Whether the bottleneck is consumer KYC volume or the deeper complexity of KYB investigations, Sphinx addresses the analyst capacity constraint — clearing screening queues and reducing case review time by up to 80% while maintaining a defensible audit trail.
Frequently Asked Questions
Is KYB just KYC for businesses?
Not exactly. KYB verifies the legal entity itself — registration, structure, legitimacy — and then requires individual KYC on each beneficial owner and controlling person. A single KYB check can contain multiple nested KYC checks, making it structurally more complex and operationally more expensive than individual verification.
Does every company need both KYC and KYB?
If you onboard both individual and business customers, you need both. If you only serve one counterparty type, you only need that process. However, KYB inherently includes KYC on the individuals behind the entity — so every KYB program already runs KYC as a component.
Why does KYB cost more than KYC?
KYB requires verifying the entity across corporate registries that vary by jurisdiction, mapping potentially multi-layered ownership structures, and running individual verification on each UBO. The data sources are more fragmented, the process involves more steps, and complex structures often require manual investigation. PYMNTS Intelligence research with Trulioo found average KYB review costs roughly double those of consumer KYC.
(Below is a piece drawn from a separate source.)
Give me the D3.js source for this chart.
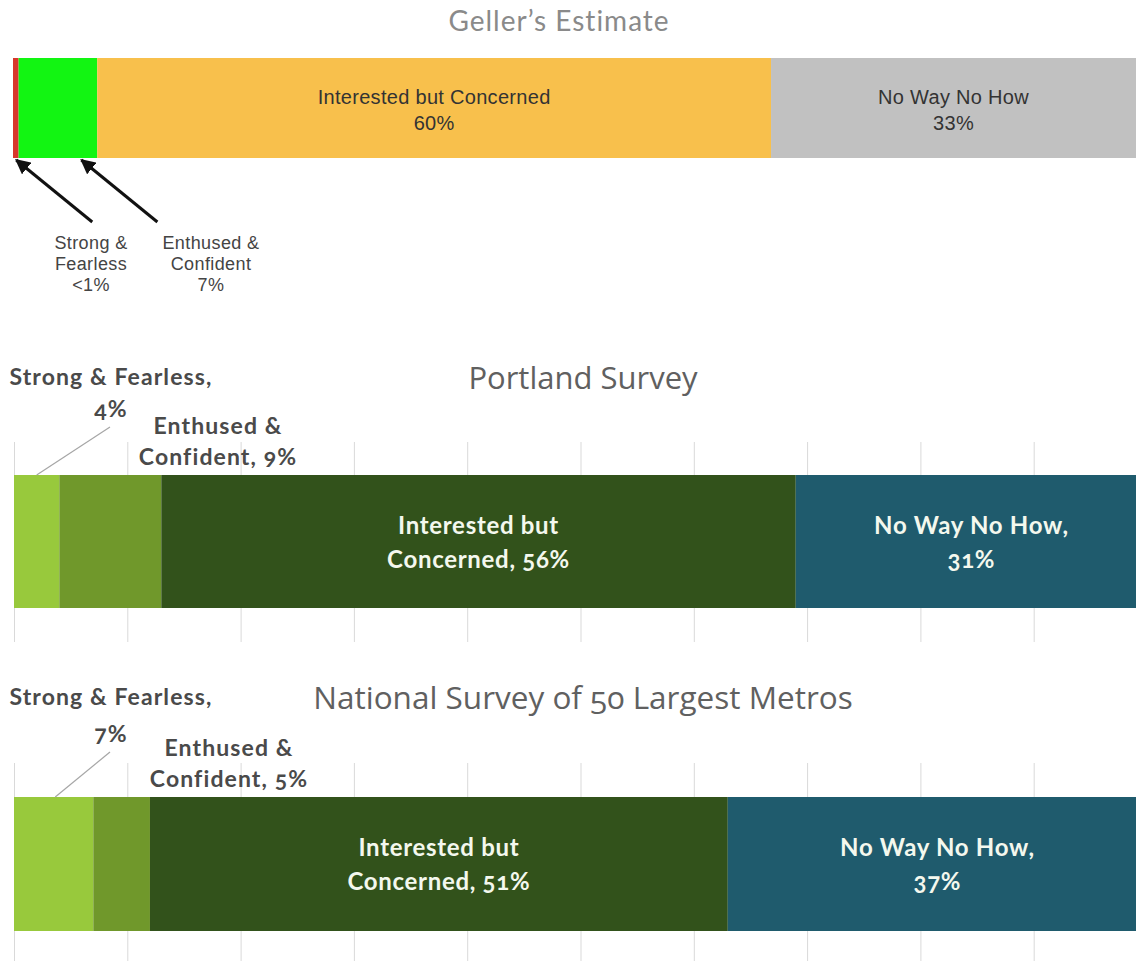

What triggers a KYB review versus a KYC review?
The legal nature of the counterparty determines which process applies. An individual opening a personal account undergoes KYC. A company, LLC, partnership, trust, or other legal entity opening a business account undergoes KYB. Many platforms trigger the appropriate workflow automatically based on account type selection during onboarding.
Can KYC and KYB be handled by the same platform?
Yes, and increasingly they should be. Unified platforms that run both through a single API surface with shared identity context eliminate the manual reconciliation, duplicate screening, and data silos that separate verification stacks create. Teams that unify these workflows typically see faster time-to-decision and lower total compliance costs.